¿Quién teme a Jerusalén? ¿Quién teme que la milenaria capital judía sea hoy proclamada capital de los israelíes? Cada vez que hemos de preguntarnos por lo obvio es que algo funciona mal. Y que no osamos siquiera decir su nombre: miedo.
Lo primero es establecer los datos. Cualquier análisis puede sólo venir luego. En cuanto a las valoraciones, poco cabe decir. No hay, por definición, valoración que escape a lo arbitrario. Todos las tenemos. Pero mejor guardarlas. Valorar, en política, sólo conduce a engañarse. Autoengañarse, en la hipótesis más benevolente.
El dato. No es Trump. Es el Congreso americano quien decide, en 1995, aprobar la ley que fija Jerusalén como lugar para la Embajada en Israel de los Estados Unidos. Desde esa fecha, el mantenimiento de la legación en Tel Aviv es transitorio, a la espera de que el Ejecutivo proceda a dar eficacia al mandato del legislativo. La transitoriedad ha durado 22 años. Demasiados. Pero eso no resta un átomo de vigencia a la decisión parlamentaria. Trump da realidad ahora a lo que tres presidentes no han tenido el coraje de ejecutar. Esa es la única novedad y a eso se reducen los datos. No hay innovación ni legal ni política. Hay el fin de una dilación de legitimidad dudosa.

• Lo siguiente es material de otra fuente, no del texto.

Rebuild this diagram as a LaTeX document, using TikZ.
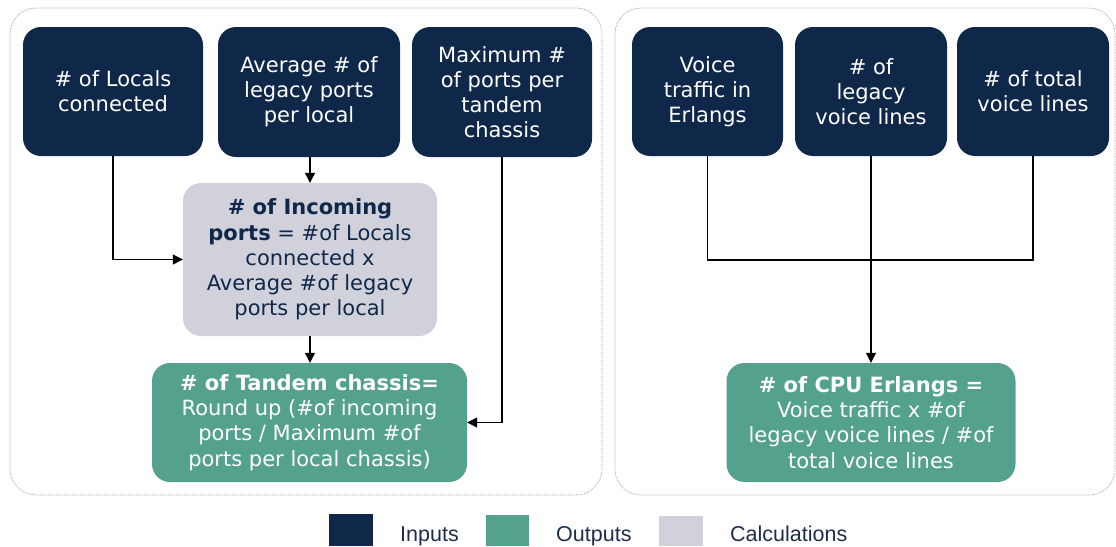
\documentclass[tikz,border=0pt]{standalone}
\usepackage{fontspec}
\setmainfont{DejaVu Sans}
\newfontfamily\legendfont{Liberation Sans}
\usetikzlibrary{arrows.meta}
\definecolor{navy}{HTML}{0F284A}
\definecolor{teal}{HTML}{54A18D}
\definecolor{lgray}{HTML}{D1D1DC}
\definecolor{panelgray}{HTML}{9A9A9A}
\definecolor{legtext}{HTML}{1F2D4A}
\tikzset{
  box/.style={rectangle, rounded corners=18pt, inner sep=0pt, align=center,
    font=\fontsize{21}{25.2}\selectfont},
  inbox/.style={box, fill=navy, text=white},
  calcbox/.style={box, fill=lgray, text=navy},
  outbox/.style={box, fill=teal, text=white},
  panel/.style={draw=panelgray, line width=0.7pt, dash pattern=on 0.7pt off 0.9pt, rounded corners=26pt},
  arr/.style={draw=black, line width=1.1pt, -{Triangle[length=10pt,width=10pt]}},
  conn/.style={draw=black, line width=1.1pt},
  legsq/.style={rectangle, inner sep=0pt},
  legtxt/.style={anchor=base west, inner sep=0pt, text=legtext, font=\legendfont\fontsize{21.5}{24}\selectfont}
}
\begin{document}
\begin{tikzpicture}[x=1pt,y=-1pt]
\useasboundingbox (0,0) rectangle (1116,546);
% panels
\draw[panel] (10,8) rectangle (602,495);
\draw[panel] (615,8) rectangle (1115,495);
% inputs left
\node[inbox, minimum width=180pt, minimum height=129pt] (in1) at (113,91.5) {\# of Locals\\connected};
\node[inbox, minimum width=182pt, minimum height=130pt] (in2) at (309,92) {Average \# of\\legacy ports\\per local};
\node[inbox, minimum width=180pt, minimum height=130pt] (in3) at (502,92) {Maximum \#\\of ports per\\tandem\\chassis};
% inputs right
\node[inbox, minimum width=151pt, minimum height=129pt] (in4) at (707.5,91.5) {Voice\\traffic in\\Erlangs};
\node[inbox, minimum width=152pt, minimum height=129pt] (in5) at (871,91.5) {\# of\\legacy\\voice lines};
\node[inbox, minimum width=152pt, minimum height=129pt] (in6) at (1033,91.5) {\# of total\\voice lines};
% calculation
\node[calcbox, minimum width=254pt, minimum height=153pt] (calc) at (310,259.5)
  {\textbf{\# of Incoming}\\\textbf{ports} = \#of Locals\\connected x\\Average \#of legacy\\ports per local};
% outputs
\node[outbox, minimum width=315pt, minimum height=119pt] (tandem) at (309.5,422.5)
  {\textbf{\# of Tandem chassis=}\\Round up (\#of incoming\\ports / Maximum \#of\\ports per local chassis)};
\node[outbox, minimum width=289pt, minimum height=119pt] (cpu) at (871,422.5)
  {\textbf{\# of CPU Erlangs =}\\Voice traffic x \#of\\legacy voice lines / \#of\\total voice lines};
% connectors left
\draw[arr] (in1.south) |- (calc.west);
\draw[arr] (in2.south -| calc.north) -- (calc.north);
\draw[arr] (calc.south) -- (calc.south |- tandem.north);
\draw[arr] (in3.south) |- (tandem.east);
% connectors right
\coordinate (jr) at (871,260);
\draw[conn] (in4.south) |- (jr) -| (in6.south);
\draw[arr] (in5.south) -- (cpu.north);
% legend
\node[legsq, fill=navy, minimum width=44pt, minimum height=32pt] (lg1) at (351,530) {};
\node[legtxt] (lt1) at (400,541) {Inputs};
\node[legsq, fill=teal, minimum width=43pt, minimum height=31pt] (lg2) at (507.5,530.5) {};
\node[legtxt] (lt2) at (556,541) {Outputs};
\node[legsq, fill=lgray, minimum width=44pt, minimum height=30pt] (lg3) at (681,531) {};
\node[legtxt] (lt3) at (730,541) {Calculations};
\end{tikzpicture}
\end{document}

Ni un solo factor histórico o político puede cuestionar lo obvio. Que Jerusalén es la capital de Israel. Que lo ha sido siempre. Incluso durante los casi dos mil años a lo largo de los cuales Israel no ha existido más que en las almas de sus hijos y en sus textos. Más entonces que nunca. Y, al cabo, puede que aún más que el retorno a Israel haya sido el retorno a Jerusalén lo que haya movido a la perseverancia de un pueblo que cifró en las piedras del muro del Templo su identidad más pura. Y al que quizá nada haya conmovido tanto, en esos largos siglos de destierro, cuanto la evocación del Salmo 137: «Junto a los ríos de Babilonia, allí nos sentábamos y llorábamos al acordarnos de Sión. De los sauces de allí colgamos nuestras cítaras, aunque nuestros carceleros nos pedían cantos y nuestros capataces alegría: «¡cantad algún canto de Sión!’ ¿Cómo hemos de cantar el canto de Yahveh sobre suelo extranjero? Jerusalén, si yo te olvido, olvídese de mí mi mano diestra. Pégueseme la lengua al paladar, Jerusalén, si no te recordare, si a Jerusalén no alzara por cima de mi alegría…»
No hay obstáculo histórico. No lo hay político. Ni siquiera coartada. Jerusalén, aún más que su capital, es Israel. Y, aún más que una ciudad, es el pueblo judío: su símbolo y su arquetipo. Y es también el paradigma de la única sociedad libre y democrática en el Cercano Oriente: la que, tras la guerra de los Seis Días tiene la generosidad, inconcebible en cualquier otro horizonte, de ceder al enemigo vencido la administración del corazón más sensible de la ciudad: la explanada del Templo. Puede que fuera, en lo político, un error catastrófico de Moshe Dayan tras liberar la Ciudad Santa. Pero, en aquel desapego que llevó a Israel a ceder a las autoridades musulmanas la adminis tración plena de ese lugar sagrado resuena lo más noble del respeto europeo hacia todas las religiones: aun hacia las más bárbaras. Y es que Israel es lo que queda de Europa. Cuando Europa se extingue.
¿Hay algún otro tipo de motivos para que Europa vea con malevolencia ese acta de realidad que pone en Jerusalén la capital judía? Sí. Pero da vergüenza decirlo. Se llama miedo al chantaje terrorista: a la OLP hace años, al yihadismo ahora. Y eso es Europa: su miedo.
Yerushalayin la capital eterna de Yisrael!